George Washington (The Lansdowne Portrait)
Artist: Gilbert Stuart
Medium: Oil on canvas
Citation: George Washington (The Lansdowne Portrait), 1796. Gilbert Stuart (1755–1828).Oil on canvas, 97 1/2 x 62 1/2 inches (247.6 x 158.7 cm.). National Portrait Gallery, Smithsonian Institution, Washington, D.C.
Rights Holder: National Portrait Gallery, Smithsonian Institution, Washington, D.C.
Engage! Theme: American Dreams
In his life-size, full-length image of George Washington, Irish-born American portrait painter Gilbert Stuart gave symbolic expression to the aspirations of the newborn American nation as embodied in its Revolutionary hero and first president.
The portrait is called the Lansdowne Portrait for the Marquis of Lansdowne, an English supporter of the American Revolution for whom the portrait was commissioned by grateful Americans. This representation drew on European aristocratic prototypes of state portraits in such features as Washington’s magnanimous gesture and the setting of richly elegant furniture, billowing drapery, and classical columns. Washington himself, however, is simply dressed in the generic garb of an American citizen, albeit clearly depicted as a member of the social elite.
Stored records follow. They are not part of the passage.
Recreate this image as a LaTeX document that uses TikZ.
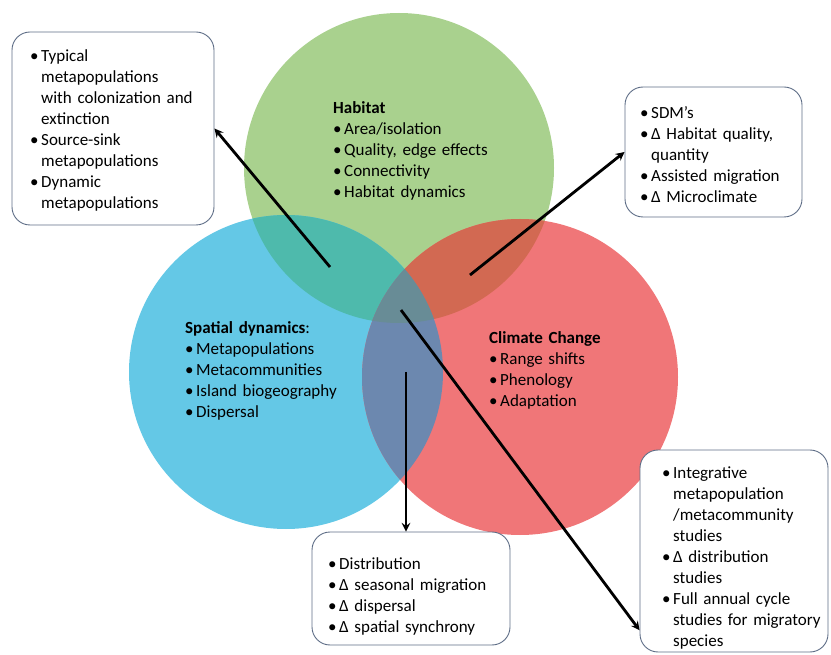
\documentclass[tikz,border=0pt]{standalone}
\usepackage{fontspec}
\setmainfont{Carlito}
\usetikzlibrary{shapes,arrows,calc}
\definecolor{habgreen}{RGB}{169,209,142}
\definecolor{spatblue}{RGB}{100,200,230}
\definecolor{climred}{RGB}{240,118,120}
\definecolor{tealmix}{RGB}{78,186,172}
\definecolor{rustmix}{RGB}{210,105,82}
\definecolor{slatemix}{RGB}{108,136,175}
\definecolor{coremix}{RGB}{104,140,150}
\definecolor{notegray}{RGB}{95,110,135}
\newcommand{\itm}[1]{\par\hangindent=11pt\hangafter=1\noindent\strut\makebox[11pt][l]{\textbullet}#1\par}
\tikzstyle{set} = [circle, inner sep=0pt, draw=none]
\tikzstyle{note} = [rectangle, draw=notegray, line width=0.9pt, rounded corners=18pt, fill=white, inner sep=0pt]
\tikzstyle{lst} = [anchor=north west, align=left, text width=200pt, inner sep=0pt,
font=\fontsize{17}{21}\selectfont]
\tikzstyle{arrow} = [line width=2.8pt,->,>=stealth]

\begin{document}
\begin{tikzpicture}[x=1pt,y=-1pt]
                        \useasboundingbox (0,0) rectangle (831,655);
                        % the three sets
                        \node[set, fill=habgreen, minimum size=310pt] (hab) at (399,168) {};
                        \node[set, fill=spatblue, minimum size=314pt] (spat) at (286,372) {};
                        \node[set, fill=climred, minimum size=316pt] (clim) at (520,377) {};
                        \begin{scope}
                            \clip (hab.center) circle[radius=155pt];
                            \fill[tealmix] (spat.center) circle[radius=157pt];
                        \end{scope}
                        \begin{scope}
                            \clip (hab.center) circle[radius=155pt];
                            \fill[rustmix] (clim.center) circle[radius=158pt];
                        \end{scope}
                        \begin{scope}
                            \clip (spat.center) circle[radius=157pt];
                            \fill[slatemix] (clim.center) circle[radius=158pt];
                        \end{scope}
                        \begin{scope}
                            \clip (hab.center) circle[radius=155pt];
                            \clip (spat.center) circle[radius=157pt];
                            \fill[coremix] (clim.center) circle[radius=158pt];
                        \end{scope}
                        \node[lst] (habtxt) at (333,99) {\strut\textbf{Habitat}
                            \itm{Area/isolation}\itm{Quality, edge effects}\itm{Connectivity}\itm{Habitat dynamics}};
                        \node[lst] (spattxt) at (185,319) {\strut\textbf{Spatial dynamics}:
                            \itm{Metapopulations}\itm{Metacommunities}\itm{Island biogeography}\itm{Dispersal}};
                        \node[lst] (climtxt) at (489,329) {\strut\textbf{Climate Change}
                            \itm{Range shifts}\itm{Phenology}\itm{Adaptation}};
                        % the notes
                        \node[note, minimum width=202pt, minimum height=193pt] (meta) at (113,128.5) {};
                        \node[note, minimum width=177pt, minimum height=130pt] (sdm) at (713.5,152) {};
                        \node[note, minimum width=198pt, minimum height=113pt] (dist) at (411,588.5) {};
                        \node[note, minimum width=188pt, minimum height=202pt] (integ) at (734,551) {};
                        \node[lst] (metatxt) at (30,40) {\itm{Typical\newline metapopulations\newline with colonization and\newline extinction}
                            \itm{Source-sink\newline metapopulations}\itm{Dynamic\newline metapopulations}};
                        \node[lst] (sdmtxt) at (640,97) {\itm{SDM’s}\itm{Δ Habitat quality,\newline quantity}
                            \itm{Assisted migration}\itm{Δ Microclimate}};
                        \node[lst] (disttxt) at (328,548) {\itm{Distribution}\itm{Δ seasonal migration}
                            \itm{Δ dispersal}\itm{Δ spatial synchrony}};
                        \node[lst] (integtxt) at (662,457) {\itm{Integrative\newline metapopulation\newline /metacommunity\newline studies}
                            \itm{Δ distribution\newline studies}\itm{Full annual cycle\newline studies for migratory\newline species}};
                        % arrows
                        \coordinate (hs) at (330,267);
                        \coordinate (hc) at (470,275);
                        \coordinate (sc) at (406,372);
                        \coordinate (all) at (401,310);
                        \draw[arrow] (hs) -- (meta.east);
                        \draw[arrow] (hc) -- (sdm.west);
                        \draw[arrow] (sc) -- (sc |- dist.north);
                        \draw[arrow] (all) -- (integ.220);
                    \end{tikzpicture}
\end{document}
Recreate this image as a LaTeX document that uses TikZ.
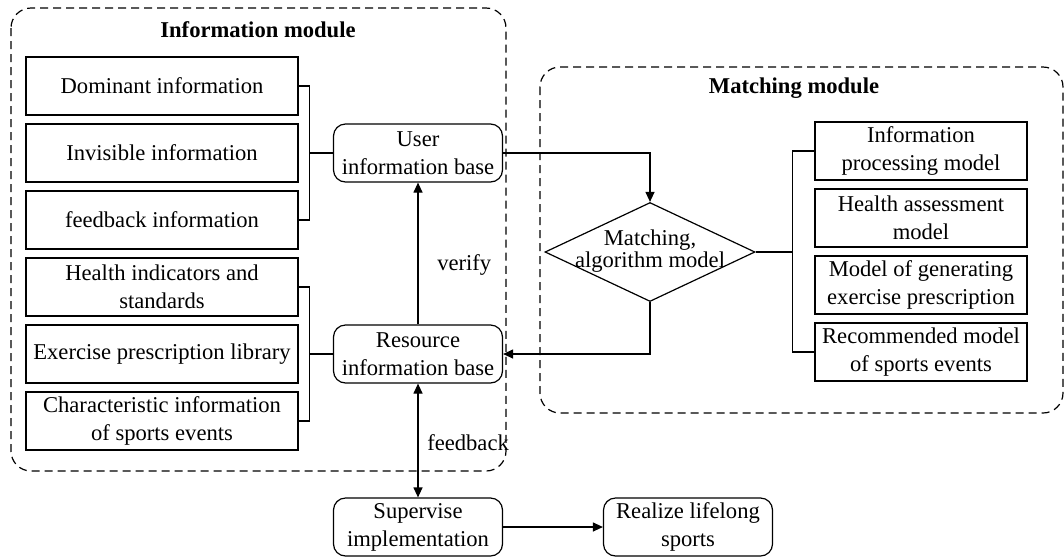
\documentclass[tikz,border=0pt]{standalone}
\usepackage{fontspec}
\setmainfont{Liberation Serif}
\usetikzlibrary{shapes.geometric,arrows.meta}
\begin{document}
\begin{tikzpicture}[x=0.5pt, y=-0.5pt, line width=0.6pt,
  every node/.style={font=\fontsize{11.3}{14}\selectfont},
  infobox/.style={draw, minimum width=136pt, minimum height=29pt, inner sep=1pt, align=center},
  modelbox/.style={draw, minimum width=106pt, minimum height=29pt, inner sep=1pt, align=center},
  basebox/.style={draw, rounded corners=6pt, minimum width=84.5pt, minimum height=29pt, inner sep=1pt, align=center},
  module/.style={draw, dash pattern=on 4pt off 2.5pt, rounded corners=10pt},
  title/.style={font=\fontsize{11.3}{14}\selectfont\bfseries},
  tip/.style={-{Triangle[length=5pt,width=4.5pt]}}]
  \useasboundingbox (0,0) rectangle (1064,558);
  % information module
  \draw[module] (11,8) rectangle (506,471);
  \node[title] (infotitle) at (258,30) {Information module};
  \foreach \y/\name/\txt in {86/dom/Dominant information, 153/inv/Invisible information,
      220/fbi/feedback information, 287/hind/{Health indicators and\\standards},
      354/epl/Exercise prescription library, 421/cis/{Characteristic information\\of sports events}}
    \node[infobox] (\name) at (162,\y) {\txt};
  \node[basebox] (user) at (418,153) {User\\information base};
  \node[basebox] (res) at (418,354) {Resource\\information base};
  \draw (dom.east) -- ++(11,0) coordinate (b1) |- (fbi.east);
  \draw (b1 |- user.west) -- (user.west);
  \draw (hind.east) -- ++(11,0) coordinate (b2) |- (cis.east);
  \draw (b2 |- res.west) -- (res.west);
  % matching module
  \draw[module] (540,67) rectangle (1063,413);
  \node[title] (matchtitle) at (794,88) {Matching module};
  \node[diamond, draw, minimum width=105pt, minimum height=49.5pt, inner sep=0pt] (match) at (650,252) {};
  \node[align=center] (matchtext) at (650,251) {Matching,\\[-3pt]algorithm model};
  \foreach \y/\name/\txt in {151/ipm/{Information\\processing model}, 218/ham/{Health assessment\\model},
      285/gep/{Model of generating\\exercise prescription}, 352/rse/{Recommended model\\of sports events}}
    \node[modelbox] (\name) at (921,\y) {\txt};
  \draw (ipm.west) -- ++(-22,0) coordinate (b3) |- (rse.west);
  \draw (match.east) -- (b3 |- match.east);
  % flow
  \draw[tip] (user.east) -| (match.north);
  \draw[tip] (match.south) |- (res.east);
  \draw[tip] (res.north) -- (user.south) node[pos=0.42, right=6pt] {verify};
  \node[basebox] (sup) at (418,527) {Supervise\\implementation};
  \node[basebox] (real) at (688,527) {Realize lifelong\\sports};
  \draw[{Triangle[length=5pt,width=4.5pt]}-{Triangle[length=5pt,width=4.5pt]}] (res.south) -- (sup.north) node[pos=0.52, right=1pt] {feedback};
  \draw[tip] (sup.east) -- (real.west);
\end{tikzpicture}
\end{document}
Other details proclaim the distinctive character of the new republic: the titles of the books on the table and floor, for example, affirm its basis in institutional, procedural, and legal foundations rather than the will of any individual leader. In the background, storm clouds yielding to blue sky and a rainbow in the upper right evince the nation’s hopes for a glorious future after the turmoil of its birth.
Stuart’s elaborate, dignified portrait spoke to the anxieties of his countrymen that their young nation be granted due respect from established European powers, especially Great Britain.
Stuart made numerous copies of his portraits of Washington, and these in turn were widely disseminated through inexpensive reproductive prints, making Stuart’s interpretation the standard image of Washington’s visage both for his contemporaries and in posterity.
By associating himself with the nation’s most visible and important leader as the embodiment of national ideals and identity, Stuart laid claim to an important role for American artists in the new nation.
Adopted for the dollar bill, Stuart’s iconic portrayal of Washington remains universally recognizable. Stuart, who was trained in the conventions of European aristocratic portraiture, made a virtual industry of painting portraits of the new nation’s most revered leader.
The symbolic language of the Lansdowne portrait now seems foreign, yet Americans still invest likenesses of individual leaders and heroes with their dreams for their nation’s future.
What kind of future do you think the artist was suggesting for the nation as led by this man? What do the setting—the furnishings, the sky beyond, and the architectural space he occupies—his pose, and his dress suggest?
Does this vision for America appeal to you? Why or why not?
The image of Washington relies on conventions of European portraiture well known to viewers in the late eighteenth century—especially the pose of the figure and setting of the portrait. Compare and contrast this portrait of Washington with Shepard Fairey’s HOPE portrait of Barack Obama, which is familiar to and understood by viewers today.
Based on the images themselves, do you think these two presidents have similar hopes for America? If President Washington were replaced in this image by President Obama, would the message change? Why?
Further Discussion Questions and Activity Ideas:
American presidents set forth goals and dreams for the nation that often include innovations or new directions. For example, both George Washington and Barack Obama represent “firsts” in American politics—Washington was the first president and Obama is the first African American president—and we are reminded of these facts when we see images of them. Similarly, in Robert Rauschenberg’s collage, President John F. Kennedy is associated with space travel and the first man on the moon. What innovations or “firsts” would you like to see for this country?
What other ways can you think of to show leaders and the values they represent? Do you have pictures of heroes and leaders in your home/school/community? Which ones inspire you and why?